How does the Sussex landscape inspire you?

by Guest Author Arts Spotlight on Sound

Artists, authors, poets, and composers have for centuries been inspired by the local coastline, the South Downs, its natural environment, and the Sussex Weald.

Having grown up in the shadow of the Downs, composer, Nathan James, has long been inspired by these local landscapes, and is now embarking on an Arts Council-funded project to write a cantata based on the ancient and mysterious hill-figure, the Long Man of Wilmington.

‘On Windover Hill’ will be a nine-movement choral and orchestral piece, setting texts that will present an audience with many of the stories and theories surrounding the figure and its environment. Perhaps however, the most interesting aspect to come of the whole project is its research that is uncovering forgotten Sussex individuals, who have themselves been inspired by the Sussex environment.

There are many poets who are synonymous with the Downs, including Kipling, Belloc, and Blake, but Nathan has been keen to find alternative and often ignored poets, from whom he can draw unbiased inspiration.

Artwork by Carolyn Trant

“Up from the hollow and onto the hill, the long gaunt hill that slopes from the sea, with grey green curves and never a tree”; lines written by Amy Sawyer in 1928, which Nathan will be setting to music, music which itself will be inspired by the undulating curvature of the Downs. Grace Pursglove, writing in the 1930s, entitled her volume ‘Poems from a Sussex Pen’; poems which expand on her love of the South Downs and their “mystical call” to her; “Cheerfully, now for ages stand, sentinels of the South. Mercifully placed there by His hand, watching the Cuckmere’s mouth”.

Local authors, Justin Hopper (The Old Weird Albion), Peter Martin (Kindred Spaces), and Philip Carr-Gomm (The Druid Way) have also added to the wealth of writings about the South Downs, which have in turn inspired Nathan’s cantata to be written.

Throughout his project, Nathan is working to identify particular works by local artists who have recently represented the South Downs, and is featuring them on his website and Instagram by way of a demonstration and promotion of what the local environment has to offer creatively.

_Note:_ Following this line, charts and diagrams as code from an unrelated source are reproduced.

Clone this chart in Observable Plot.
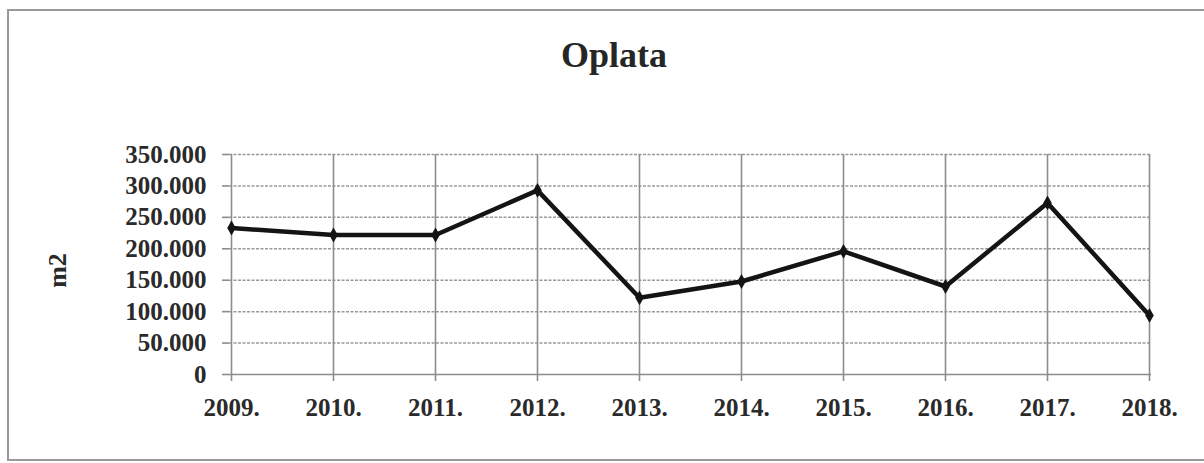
<!DOCTYPE html>
<html><head><meta charset="utf-8">
<script src="https://cdn.jsdelivr.net/npm/d3@7"></script>
<script src="https://cdn.jsdelivr.net/npm/@observablehq/plot@0.6"></script>
<style>
body{margin:0;background:#fff;}
#wrap{position:relative;width:1204px;height:463px;overflow:hidden;background:#fff;}
#frame{position:absolute;left:7px;top:9px;width:1240px;height:452px;border:2px solid #9a9a9a;box-sizing:border-box;}
#title{position:absolute;left:0;top:0;width:1204px;height:90px;}
#title h1{margin:0;position:absolute;left:614px;top:37px;transform:translateX(-50%);font:bold 36px "Liberation Serif",serif;line-height:36px;color:#262626;white-space:nowrap;}
#chart{position:absolute;left:0;top:90px;}
</style></head>
<body>
<div id="wrap">
  <div id="frame"></div>
  <div id="title"><h1>Oplata</h1></div>
  <div id="chart"></div>
</div>
<script>
const years = ["2009.","2010.","2011.","2012.","2013.","2014.","2015.","2016.","2017.","2018."];
const values = [233000, 222000, 222000, 293000, 122000, 148000, 196000, 140000, 273000, 94000];
const yTicks = [0, 50000, 100000, 150000, 200000, 250000, 300000, 350000];
const yLabel = "m2";

const data = years.map((y, i) => ({year: y, value: values[i]}));
const fmt = d => d === 0 ? "0" : d3.format(",.0f")(d).replace(/,/g, ".");

const chart = Plot.plot({
  width: 1204,
  height: 373,
  marginLeft: 229,
  marginRight: 53,
  marginTop: 64,
  marginBottom: 89,
  style: {background: "transparent", color: "#2a2a2a", fontFamily: "'Liberation Serif', serif", fontWeight: "bold", overflow: "visible"},
  x: {type: "point", domain: years, padding: 0, label: null},
  y: {domain: [0, 350000], label: null},
  marks: [
    Plot.ruleY(yTicks.filter(d => d > 0), {stroke: "#999999", strokeWidth: 1.5, strokeDasharray: "3,1.5"}),
    Plot.ruleX(years, {stroke: "#8c8c8c", strokeWidth: 1.6}),
    Plot.ruleY([0], {stroke: "#8c8c8c", strokeWidth: 1.6}),
    Plot.axisX({fontSize: 25, tickSize: 7, tickPadding: 17, stroke: "#8c8c8c", strokeWidth: 1.6}),
    Plot.axisY({ticks: yTicks, tickFormat: fmt, fontSize: 25, tickSize: 7, tickPadding: 16, stroke: "#8c8c8c", strokeWidth: 1.6, letterSpacing: 0.5}),
    Plot.line(data, {x: "year", y: "value", stroke: "#141414", strokeWidth: 4.5, strokeLinejoin: "round"}),
    Plot.dot(data, {x: "year", y: "value", symbol: "diamond", r: 4.5, fill: "#141414", stroke: "none"}),
    Plot.text([yLabel], {frameAnchor: "left", text: d => d, dx: -172, dy: 6, rotate: -90, fontSize: 26, fontWeight: "bold", fill: "#2a2a2a", textAnchor: "middle", lineAnchor: "middle"})
  ]
});
document.getElementById("chart").appendChild(chart);
</script>
</body></html>
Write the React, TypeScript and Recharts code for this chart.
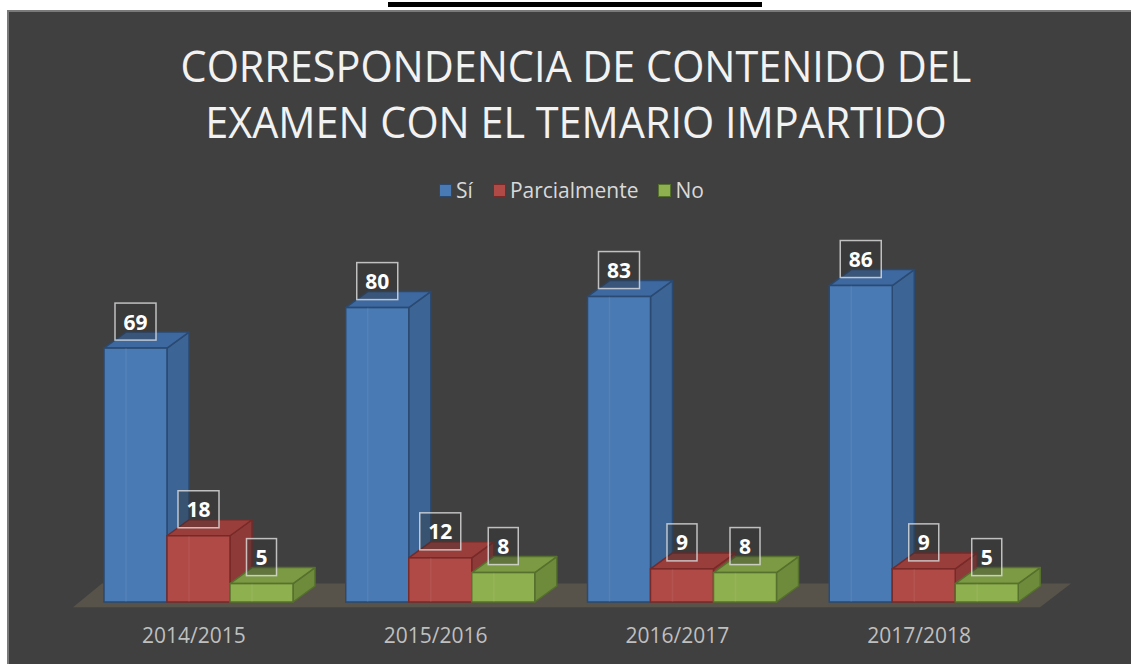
import React from "react";
import { BarChart, Bar, XAxis, YAxis, Legend, LabelList, ReferenceArea } from "recharts";

const years = ["2014/2015", "2015/2016", "2016/2017", "2017/2018"];
const siValues = [69, 80, 83, 86];
const parcialValues = [18, 12, 9, 9];
const noValues = [5, 8, 8, 5];

const data = years.map((year, i) => ({
  year,
  si: siValues[i],
  parcial: parcialValues[i],
  no: noValues[i],
}));

type Palette = { front: string; side: string; top: string; edge: string };

const series: { key: string; name: string; colors: Palette }[] = [
  { key: "si", name: "Sí", colors: { front: "#4a7ab4", side: "#3c6494", top: "#3e69a0", edge: "#2a4a72" } },
  { key: "parcial", name: "Parcialmente", colors: { front: "#b04a47", side: "#8e3a38", top: "#9a3e3b", edge: "#772a28" } },
  { key: "no", name: "No", colors: { front: "#8fb04f", side: "#6e8b3b", top: "#7c9a44", edge: "#56702d" } },
];

// fake 3d: depth offset and a small perspective shift of the front faces
const DX = 22;
const DY = -16;
const SHIFT = 5;

const makeBox = (c: Palette) => (props: any) => {
  const { height } = props;
  const x = props.x + SHIFT;
  const y = props.y;
  const w = props.width;
  if (!height || height <= 0) return null;
  const b = y + height;
  return (
    <g>
      <polygon
        points={`${x + w},${y} ${x + w + DX},${y + DY} ${x + w + DX},${b + DY} ${x + w},${b}`}
        fill={c.side}
        stroke={c.edge}
        strokeWidth={1.5}
        strokeLinejoin="round"
      />
      <polygon
        points={`${x},${y} ${x + DX},${y + DY} ${x + w + DX},${y + DY} ${x + w},${y}`}
        fill={c.top}
        stroke={c.edge}
        strokeWidth={1.5}
        strokeLinejoin="round"
      />
      <rect x={x} y={y} width={w} height={height} fill={c.front} stroke={c.edge} strokeWidth={1.5} />
      <line x1={x + DX} y1={y} x2={x + DX} y2={b} stroke="#ffffff" strokeOpacity={0.06} strokeWidth={1.5} />
    </g>
  );
};

const Floor = (props: any) => {
  const { x, y, width, height } = props;
  return (
    <polygon
      points={`${x},${y + height} ${x + width},${y + height} ${x + width + 31},${y} ${x + 29},${y}`}
      fill="#57534a"
    />
  );
};

const ValueBox = (props: any) => {
  const { x, y, width, value } = props;
  const txt = String(value);
  const bw = txt.length > 1 ? 41 : 30;
  const bh = 37;
  const cx = x + width / 2 + SHIFT;
  const bottom = y - 8;
  return (
    <g>
      <rect
        x={cx - bw / 2}
        y={bottom - bh}
        width={bw}
        height={bh}
        fill="rgba(50,50,50,0.35)"
        stroke="rgba(225,225,225,0.8)"
        strokeWidth={1.5}
      />
      <text
        x={cx}
        y={bottom - bh / 2}
        textAnchor="middle"
        dominantBaseline="central"
        fill="#ffffff"
        fontSize={21}
        fontWeight={700}
        fontFamily="'Open Sans', sans-serif"
      >
        {txt}
      </text>
    </g>
  );
};

const LegendContent = () => (
  <div style={{ display: "flex", justifyContent: "center", alignItems: "center", gap: 20 }}>
    {series.map((s) => (
      <div key={s.key} style={{ display: "flex", alignItems: "center", gap: 4 }}>
        <span
          style={{
            width: 11,
            height: 11,
            background: s.colors.front,
            border: `1.5px solid ${s.colors.edge}`,
            display: "inline-block",
          }}
        />
        <span style={{ color: "#d9d9d9", fontSize: 21, fontFamily: "'Open Sans', sans-serif" }}>{s.name}</span>
      </div>
    ))}
  </div>
);

export default function App() {
  return (
    <div
      style={{
        position: "absolute",
        left: 0,
        top: 0,
        width: 1131,
        height: 664,
        background: "#ffffff",
        overflow: "hidden",
        fontFamily: "'Open Sans', sans-serif",
      }}
    >
      <div style={{ position: "absolute", left: 388, top: 2, width: 374, height: 5, background: "#000" }} />
      <div
        style={{
          position: "absolute",
          left: 7,
          top: 10,
          right: 0,
          bottom: 0,
          background: "#404040",
          borderLeft: "2px solid #7a7a7a",
          borderTop: "2px solid #7a7a7a",
        }}
      />
      <div
        style={{
          position: "absolute",
          left: 0,
          top: 37,
          width: 1152,
          textAlign: "center",
          color: "#f2f2f2",
          fontSize: 44,
          lineHeight: "56px",
          transform: "scaleX(0.94)",
          transformOrigin: "576px 0",
        }}
      >
        CORRESPONDENCIA DE CONTENIDO DEL
        <br />
        EXAMEN CON EL TEMARIO IMPARTIDO
      </div>
      <div style={{ position: "absolute", left: 0, top: 0 }}>
        <BarChart
          width={1131}
          height={664}
          data={data}
          barGap={0}
          barSize={63}
          margin={{ top: 234, right: 91, bottom: 22, left: 73 }}
        >
          <XAxis
            dataKey="year"
            axisLine={false}
            tickLine={false}
            height={40}
            tickMargin={20}
            tick={{ fill: "#bfbfbf", fontSize: 21, fontFamily: "'Open Sans', sans-serif" }}
          />
          <YAxis hide domain={[0, 100]} />
          <ReferenceArea y1={-1.4} y2={5} ifOverflow="visible" shape={<Floor />} />
          <Legend
            verticalAlign="middle"
            align="center"
            content={<LegendContent />}
            wrapperStyle={{ top: 176, left: 6, width: 1131 }}
          />
          {series.map((s) => (
            <Bar
              key={s.key}
              dataKey={s.key}
              name={s.name}
              fill={s.colors.front}
              shape={makeBox(s.colors)}
              isAnimationActive={false}
            >
              <LabelList dataKey={s.key} content={<ValueBox />} />
            </Bar>
          ))}
        </BarChart>
      </div>
    </div>
  );
}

These range from the watercolours of Ashley Hylands, to the pastels of Sarah Gregson, the prints of Carolyn Trant, to the etchings of Erin MacAirt. The landscape also inspires the work of potters and silversmiths, examples of which have been found in art galleries not just in Sussex but across the country.

Musically, the South Downs has a rich heritage, not just of folk songs, but by the number of composers who have been moved by the local landscape, including Frank Bridge (Friston), Arnold Bax (Worthing), and John Ireland (Washington). Other names to have been familiar with the Sussex coastline include Benjamin Britten and Edward Elgar, both of whom were frequent visitors to our county. There are however, lesser known composers who lived and died in Sussex, whose names are less well-known, and who deserve recognition. With the help of the Royal College of Music, Nathan is currently researching the music of Avril Coleridge-Taylor (daughter of Samuel) who lived in Seaford until her death in 1998. She is best known for her ‘A Sussex Landscape’ for orchestra, which was itself inspired by “Into Your Sussex Quietness I Came”, a poem from 1940 by John Drinkwater.

Ruth Gipps, maverick post-war composer and conductor, was born in Bexhill in 1921 and still has many works unpublished and unperformed. It is hoped that alongside ‘On Windover Hill’, a piece by these women, inspired by the Sussex landscape as they were, can be performed.

‘On Windover Hill’ will then, be an example of how music can be influenced, not only by primary inspiration from the natural environment, but by secondary inspiration; poetry, prose, art, and music, that has itself been inspired by the landscape. It will demonstrate the power nature has over our consciousness and creativity if we only stop, look, and listen to the wonderful countryside in which we are lucky enough to live. It will be premiered at Boxgrove Priory, Chichester, on March 7th 2020, by the Royal Philharmonic Orchestra and Harlequin Chamber Choir, directed by Amy Bebbington.